Your objective »
Working from the data below, reproduce exactly the lines starting at the one that holds "Output the Python" and ending at the one that holds "from matplotlib.transforms import". Pictures are excluded.

(Code that draws figures)
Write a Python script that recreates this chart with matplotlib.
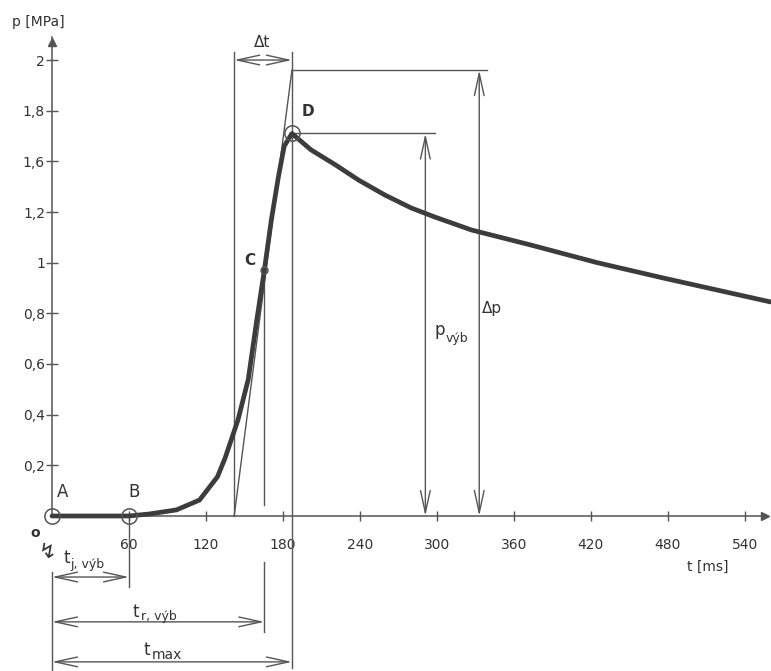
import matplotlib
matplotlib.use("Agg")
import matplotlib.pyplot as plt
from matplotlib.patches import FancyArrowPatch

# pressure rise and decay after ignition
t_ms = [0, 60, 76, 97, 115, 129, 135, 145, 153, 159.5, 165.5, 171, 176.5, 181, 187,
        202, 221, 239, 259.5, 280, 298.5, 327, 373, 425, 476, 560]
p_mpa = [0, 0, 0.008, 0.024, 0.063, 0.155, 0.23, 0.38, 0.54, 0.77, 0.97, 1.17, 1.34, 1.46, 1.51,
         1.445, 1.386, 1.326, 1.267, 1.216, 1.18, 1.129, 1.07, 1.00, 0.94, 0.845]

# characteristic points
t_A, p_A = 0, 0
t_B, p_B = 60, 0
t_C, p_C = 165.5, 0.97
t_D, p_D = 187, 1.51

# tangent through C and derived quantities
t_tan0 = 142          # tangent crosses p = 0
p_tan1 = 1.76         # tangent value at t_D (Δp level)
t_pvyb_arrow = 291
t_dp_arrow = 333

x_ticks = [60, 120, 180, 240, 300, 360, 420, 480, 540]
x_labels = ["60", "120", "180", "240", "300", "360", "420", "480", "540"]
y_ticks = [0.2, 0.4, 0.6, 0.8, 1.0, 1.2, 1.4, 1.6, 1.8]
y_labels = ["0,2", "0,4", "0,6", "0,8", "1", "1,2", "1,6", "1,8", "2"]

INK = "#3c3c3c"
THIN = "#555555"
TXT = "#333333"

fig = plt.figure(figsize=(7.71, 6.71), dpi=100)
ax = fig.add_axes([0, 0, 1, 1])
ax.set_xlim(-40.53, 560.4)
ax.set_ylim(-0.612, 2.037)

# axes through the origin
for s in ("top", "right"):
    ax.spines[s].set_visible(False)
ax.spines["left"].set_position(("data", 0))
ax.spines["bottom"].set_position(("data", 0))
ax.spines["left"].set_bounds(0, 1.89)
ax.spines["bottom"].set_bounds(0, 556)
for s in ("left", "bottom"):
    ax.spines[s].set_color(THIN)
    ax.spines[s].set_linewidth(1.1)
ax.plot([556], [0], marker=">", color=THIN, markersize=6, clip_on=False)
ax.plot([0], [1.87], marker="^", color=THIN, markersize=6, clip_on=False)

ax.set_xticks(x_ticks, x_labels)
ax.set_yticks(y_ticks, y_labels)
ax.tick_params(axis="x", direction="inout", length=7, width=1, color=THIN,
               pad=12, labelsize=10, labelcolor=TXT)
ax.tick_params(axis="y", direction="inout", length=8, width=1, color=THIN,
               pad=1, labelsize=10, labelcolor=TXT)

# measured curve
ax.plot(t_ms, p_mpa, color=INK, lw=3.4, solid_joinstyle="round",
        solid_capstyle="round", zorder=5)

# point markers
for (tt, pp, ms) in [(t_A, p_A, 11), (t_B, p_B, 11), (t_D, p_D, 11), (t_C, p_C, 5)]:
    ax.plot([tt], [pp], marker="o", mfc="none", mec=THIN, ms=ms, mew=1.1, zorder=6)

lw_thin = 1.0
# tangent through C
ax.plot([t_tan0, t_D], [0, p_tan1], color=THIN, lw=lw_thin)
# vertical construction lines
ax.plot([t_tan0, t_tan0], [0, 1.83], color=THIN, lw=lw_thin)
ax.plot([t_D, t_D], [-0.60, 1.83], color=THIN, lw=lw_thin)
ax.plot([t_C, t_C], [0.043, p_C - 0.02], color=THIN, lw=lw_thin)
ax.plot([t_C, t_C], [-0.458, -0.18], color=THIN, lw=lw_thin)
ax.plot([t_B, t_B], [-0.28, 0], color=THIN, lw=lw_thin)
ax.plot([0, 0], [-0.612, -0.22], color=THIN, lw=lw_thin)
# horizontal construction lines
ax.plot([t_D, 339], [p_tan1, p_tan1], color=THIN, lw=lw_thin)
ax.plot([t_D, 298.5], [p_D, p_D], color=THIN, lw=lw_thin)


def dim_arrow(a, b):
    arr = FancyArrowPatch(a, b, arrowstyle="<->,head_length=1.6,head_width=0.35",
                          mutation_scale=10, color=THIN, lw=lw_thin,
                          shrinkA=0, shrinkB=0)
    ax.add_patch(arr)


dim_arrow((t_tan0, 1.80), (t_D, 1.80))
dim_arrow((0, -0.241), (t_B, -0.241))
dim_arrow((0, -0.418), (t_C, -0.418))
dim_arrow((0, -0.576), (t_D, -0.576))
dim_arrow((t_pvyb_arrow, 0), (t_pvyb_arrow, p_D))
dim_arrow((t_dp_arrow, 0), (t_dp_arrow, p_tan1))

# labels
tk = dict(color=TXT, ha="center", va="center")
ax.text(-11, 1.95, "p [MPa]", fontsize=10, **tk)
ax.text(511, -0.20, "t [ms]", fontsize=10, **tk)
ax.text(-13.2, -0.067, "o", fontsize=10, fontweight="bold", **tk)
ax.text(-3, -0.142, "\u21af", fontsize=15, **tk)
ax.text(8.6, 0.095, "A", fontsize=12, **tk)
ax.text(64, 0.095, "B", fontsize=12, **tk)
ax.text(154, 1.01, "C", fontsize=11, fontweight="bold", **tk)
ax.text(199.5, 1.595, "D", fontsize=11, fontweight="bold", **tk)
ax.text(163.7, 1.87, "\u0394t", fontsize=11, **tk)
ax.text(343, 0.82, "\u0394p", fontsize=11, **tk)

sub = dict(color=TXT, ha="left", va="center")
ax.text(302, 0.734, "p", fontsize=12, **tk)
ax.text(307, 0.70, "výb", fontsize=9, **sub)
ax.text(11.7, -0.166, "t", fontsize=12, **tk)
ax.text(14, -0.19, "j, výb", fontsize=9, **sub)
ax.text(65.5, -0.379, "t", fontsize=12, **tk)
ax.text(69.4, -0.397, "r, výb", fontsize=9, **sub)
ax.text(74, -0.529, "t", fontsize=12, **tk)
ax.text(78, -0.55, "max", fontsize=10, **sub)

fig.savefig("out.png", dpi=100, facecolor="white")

==

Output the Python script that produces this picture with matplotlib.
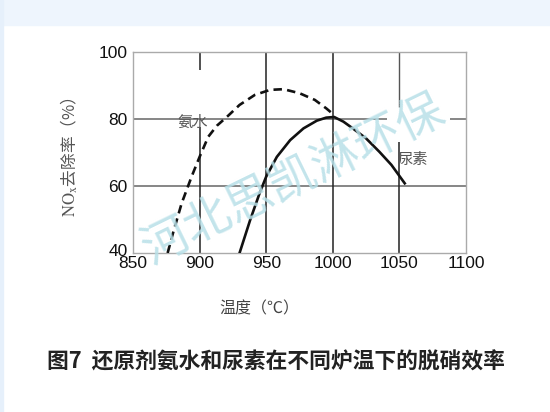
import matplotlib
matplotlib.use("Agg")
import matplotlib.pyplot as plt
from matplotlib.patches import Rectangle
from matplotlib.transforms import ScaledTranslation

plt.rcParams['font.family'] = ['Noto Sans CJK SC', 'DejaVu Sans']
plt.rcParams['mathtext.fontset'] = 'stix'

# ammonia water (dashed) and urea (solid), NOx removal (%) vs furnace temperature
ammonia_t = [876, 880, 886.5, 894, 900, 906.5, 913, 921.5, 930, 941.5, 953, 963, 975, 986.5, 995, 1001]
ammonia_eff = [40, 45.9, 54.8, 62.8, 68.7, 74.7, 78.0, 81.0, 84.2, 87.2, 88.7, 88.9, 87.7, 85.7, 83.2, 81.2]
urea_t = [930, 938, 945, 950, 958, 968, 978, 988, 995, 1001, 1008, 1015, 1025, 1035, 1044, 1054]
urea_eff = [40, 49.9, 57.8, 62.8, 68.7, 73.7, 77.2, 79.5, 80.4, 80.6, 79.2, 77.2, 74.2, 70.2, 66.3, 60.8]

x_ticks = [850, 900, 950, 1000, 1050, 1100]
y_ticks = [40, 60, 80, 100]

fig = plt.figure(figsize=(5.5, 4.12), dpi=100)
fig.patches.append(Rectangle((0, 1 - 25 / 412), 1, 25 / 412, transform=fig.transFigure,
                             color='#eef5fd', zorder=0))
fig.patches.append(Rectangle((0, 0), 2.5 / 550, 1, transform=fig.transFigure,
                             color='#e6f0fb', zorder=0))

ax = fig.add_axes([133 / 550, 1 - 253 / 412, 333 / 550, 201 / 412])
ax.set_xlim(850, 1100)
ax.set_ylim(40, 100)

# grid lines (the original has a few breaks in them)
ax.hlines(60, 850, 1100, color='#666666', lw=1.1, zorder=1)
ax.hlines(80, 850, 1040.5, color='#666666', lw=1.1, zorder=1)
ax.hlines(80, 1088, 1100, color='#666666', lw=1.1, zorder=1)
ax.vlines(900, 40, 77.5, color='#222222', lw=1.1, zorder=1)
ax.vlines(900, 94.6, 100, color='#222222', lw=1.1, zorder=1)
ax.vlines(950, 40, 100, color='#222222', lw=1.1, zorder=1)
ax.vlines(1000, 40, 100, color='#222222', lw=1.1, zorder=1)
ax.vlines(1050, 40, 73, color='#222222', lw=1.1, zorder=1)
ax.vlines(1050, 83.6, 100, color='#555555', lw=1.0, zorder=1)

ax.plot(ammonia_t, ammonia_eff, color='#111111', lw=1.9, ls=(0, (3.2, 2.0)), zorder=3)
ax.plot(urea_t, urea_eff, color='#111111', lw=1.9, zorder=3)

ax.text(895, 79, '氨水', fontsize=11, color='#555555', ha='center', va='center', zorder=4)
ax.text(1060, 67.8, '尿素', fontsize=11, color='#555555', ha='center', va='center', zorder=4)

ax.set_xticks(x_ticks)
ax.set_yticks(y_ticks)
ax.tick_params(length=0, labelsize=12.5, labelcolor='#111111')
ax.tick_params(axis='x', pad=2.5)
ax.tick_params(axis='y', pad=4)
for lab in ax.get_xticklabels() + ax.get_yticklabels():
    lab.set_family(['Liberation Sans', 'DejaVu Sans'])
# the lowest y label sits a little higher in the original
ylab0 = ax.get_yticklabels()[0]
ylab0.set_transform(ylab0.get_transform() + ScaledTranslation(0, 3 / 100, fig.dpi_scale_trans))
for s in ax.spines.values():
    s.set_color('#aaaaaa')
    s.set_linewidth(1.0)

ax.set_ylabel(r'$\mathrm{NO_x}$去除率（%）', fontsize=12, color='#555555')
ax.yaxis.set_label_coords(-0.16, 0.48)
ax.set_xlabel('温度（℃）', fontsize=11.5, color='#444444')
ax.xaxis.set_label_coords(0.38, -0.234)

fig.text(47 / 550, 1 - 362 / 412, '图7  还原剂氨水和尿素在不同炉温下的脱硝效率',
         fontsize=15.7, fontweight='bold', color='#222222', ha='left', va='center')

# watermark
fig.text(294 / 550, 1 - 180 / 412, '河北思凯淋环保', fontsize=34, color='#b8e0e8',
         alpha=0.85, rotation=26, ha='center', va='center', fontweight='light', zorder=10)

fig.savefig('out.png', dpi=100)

Exercise solution »
Output the Python script that produces this picture with matplotlib.
import matplotlib
matplotlib.use("Agg")
import matplotlib.pyplot as plt
from matplotlib.patches import Rectangle
from matplotlib.transforms import ScaledTranslation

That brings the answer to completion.